These last few terms I have been teaching students to prepare their portfolios for the professional direction they are interested in pursuing.  Because they have been developing their skills in a figurative school, they assume they need to stick with the realism they have been training to achieve.  Contrary to the realism they have been learning, they need to forget about it and reach for a desired goal, whether it be children’s books, animation, character design, or whatever else intrigues them, and learn to identify with the skill sets required.

I teach them to break down their favorite artists into specific design categories, so they can understand the lens of distortion and technique these artists are using to define their own work.  It doesn’t get into the psychology of “why” they do what they do, rather, their work just is what it is and a body of it explains so much about process.

To also understand that representational or communicative art is developed within a very narrow set of graphic parameters, and once they identify with these tools they will have an easier time discovering their own design sensibilities and control their work without it looking or feeling confused (as much).

I have started a chart that plots out the different ways we see art in 2D space vs. the three types of 2D tools we use for pictorial symbol design whether graphic or illustrious.  I am not finished with my own examples, so I have borrowed from the many great artists out there to help explain the gradients of design that is laid out in this chart.

The design tools we make pictures with are line, shape/Notan, and form/Chiaroscuro.  This chart separates them from one another, but the fact is that all great representational pictures rendered share all three of these in the same pictorial space in a hierarchical triad.  However, learning to recognize your own habits or what you gravitate towards when you draw is a fantastic place to first explore.  And with a few touchstone artists broken down into a process is a great way to begin practicing.
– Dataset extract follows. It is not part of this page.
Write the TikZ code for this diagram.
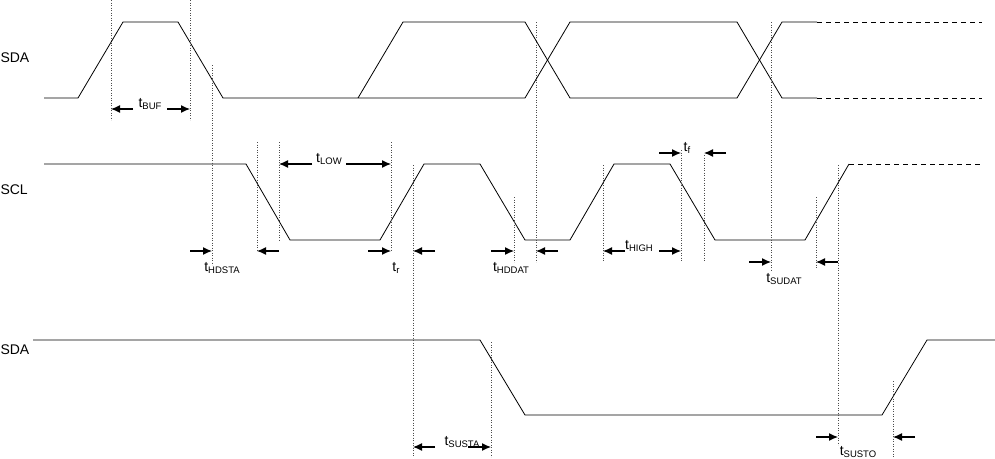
\documentclass[tikz,border=0pt]{standalone}
\usepackage{fontspec}
\setmainfont{Liberation Sans}
\usetikzlibrary{arrows.meta}
\newcommand{\tsub}[1]{t\raisebox{-2.5pt}{\fontsize{9.5}{10}\selectfont #1}}
\begin{document}
\begin{tikzpicture}[
  x=1pt, y=-1pt,
  wave/.style={line width=0.8pt},
  waveDash/.style={line width=0.8pt, dash pattern=on 5pt off 4pt},
  guideLine/.style={line width=0.5pt, dotted, black!70},
  dimArrow/.style={line width=1.2pt, -{Latex[length=9pt,width=8pt]}},
  sigLabel/.style={font=\fontsize{14}{16}\selectfont, anchor=west},
  timeLabel/.style={font=\fontsize{14}{16}\selectfont, inner sep=0pt}]

\useasboundingbox (0,0) rectangle (995,458);

% signal names
\node [sigLabel] (sdaTop) at (-3,58) {SDA};
\node [sigLabel] (scl) at (-3,190) {SCL};
\node [sigLabel] (sdaBot) at (-3,350) {SDA};

% upper SDA
\draw [wave] (44,98) -- (78,98) -- (123,22) -- (178,22) -- (223,98) -- (525,98) -- (570,22) -- (737,22) -- (782,98) -- (817,98);
\draw [wave] (358,98) -- (403,22) -- (525,22) -- (570,98) -- (737,98) -- (782,22) -- (817,22);
\draw [waveDash] (817,22) -- (982,22);
\draw [waveDash] (817,98) -- (982,98);

% SCL
\draw [wave] (44,164) -- (246,164) -- (290,240) -- (380,240) -- (424,164) -- (480,164) -- (525,240) -- (570,240) -- (614,164) -- (670,164) -- (715,240) -- (805,240) -- (849,164);
\draw [waveDash] (849,164) -- (982,164);

% lower SDA
\draw [wave] (33,340) -- (480,340) -- (525,415) -- (882,415) -- (927,340) -- (995,340);

% guide lines
\foreach \gx/\ya/\yb in {111/0/120, 190/0/120, 212/65/265, 257/142/250, 279/142/240,
  391/142/250, 413/165/457, 514/197/262, 536/22/262, 603/165/262, 681/150/262,
  704/155/262, 771/22/270, 816/197/268, 838/165/445, 491/342/457, 893/381/457}
  \draw [guideLine] (\gx,\ya) -- (\gx,\yb);

% timing arrows
\draw [dimArrow] (133,109) -- (111,109);
\draw [dimArrow] (167,109) -- (190,109);
\node [timeLabel] (tBuf) at (150,104) {\tsub{BUF}};

\draw [dimArrow] (190,251) -- (212,251);
\draw [dimArrow] (279,251) -- (257,251);
\node [timeLabel] (tHdSta) at (222,268) {\tsub{HDSTA}};

\draw [dimArrow] (312,164) -- (279,164);
\draw [dimArrow] (346,164) -- (391,164);
\node [timeLabel] (tLow) at (329,159) {\tsub{LOW}};

\draw [dimArrow] (368,251) -- (391,251);
\draw [dimArrow] (435,251) -- (413,251);
\node [timeLabel] (tR) at (396,268) {\tsub{r}};

\draw [dimArrow] (491,251) -- (514,251);
\draw [dimArrow] (558,251) -- (536,251);
\node [timeLabel] (tHdDat) at (511,268) {\tsub{HDDAT}};

\draw [dimArrow] (625,251) -- (603,251);
\draw [dimArrow] (659,251) -- (681,251);
\node [timeLabel] (tHigh) at (639,246) {\tsub{HIGH}};

\draw [dimArrow] (659,153) -- (681,153);
\draw [dimArrow] (726,153) -- (704,153);
\node [timeLabel] (tF) at (687,148) {\tsub{f}};

\draw [dimArrow] (749,262) -- (771,262);
\draw [dimArrow] (838,262) -- (816,262);
\node [timeLabel] (tSuDat) at (784,279) {\tsub{SUDAT}};

\draw [dimArrow] (435,447) -- (413,447);
\draw [dimArrow] (468,447) -- (491,447);
\node [timeLabel] (tSuSta) at (462,442) {\tsub{SUSTA}};

\draw [dimArrow] (816,437) -- (838,437);
\draw [dimArrow] (915,437) -- (893,437);
\node [timeLabel] (tSuSto) at (858,452) {\tsub{SUSTO}};
\end{tikzpicture}
\end{document}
The different ways we view art on a flat surface is as follows:  graphic, stylized, or realistic, or, another way of thinking of each category respectively is to think of them drawn primitive or childlike or cartoony, subjective or through the artists personal interpretation, or photographic.  Within each of these categories is another series of subcategories that stretch out the gradient even further.  This chart is yet to be built since I am trying to make all the examples in my own hand and this first chart is still under construction.  I will certainly share the end results as they are completed.  I hope to have them done before this semester is completed.

Graphic Images tend to be more primitive or forward facing, Stylized is through the artist’s eyes and through their personal point of view, and Realism is the illusion of reality, fooling the eye into believing the image was a genuine moment in time.

For now, here is a temporary chart and a few extra examples here in this post to help get you started with thinking how you would make art in your own hand, your own way, based upon what you love and not necessarily what you have learned.  Oh, and be okay with what you choose, regardless of how far down the food chain you first perceive it to be positioned in your tool box of newly minted skills.

The hardest thing for some of these students to take is not using everything they have learned in the work they do.  I have to tell them again and again it is not about doing realism in your own work, its that realism was a learning tool, a vehicle for them to learn the concepts of seeing, calculating, and translating visual space and translate that into something intelligible, legible, smart, and easy for anyone to see the meaning before seeing mistakes which pretty much anyone can see, or eventually see.  And, if realism is the only means to super success and notoriety, then what’s up with Cory Loftis, Creaturebox, Miyazaki, Sienkiewicz, Niño, and the many others that are just as popular and well known?

Alex Niño in one of his many amazing stylistic approaches.

So, what was it that you really wanted to do with your art?  Go do it and enjoy what you want rather than what you think you need.  And if realism is you, then do it the best that you can and understand clarity of communication before technique so that you can convey the strongest and most emotive story image possible.

The Norman Rockwell of Cartooning, Cory Loftis.

Creaturebox is amazing even when doing other IP’s.

Bill Sienkiewvicz and one his many versatile approaches to making images.


And of course, Miyazaki and his beautiful fluid comic approach.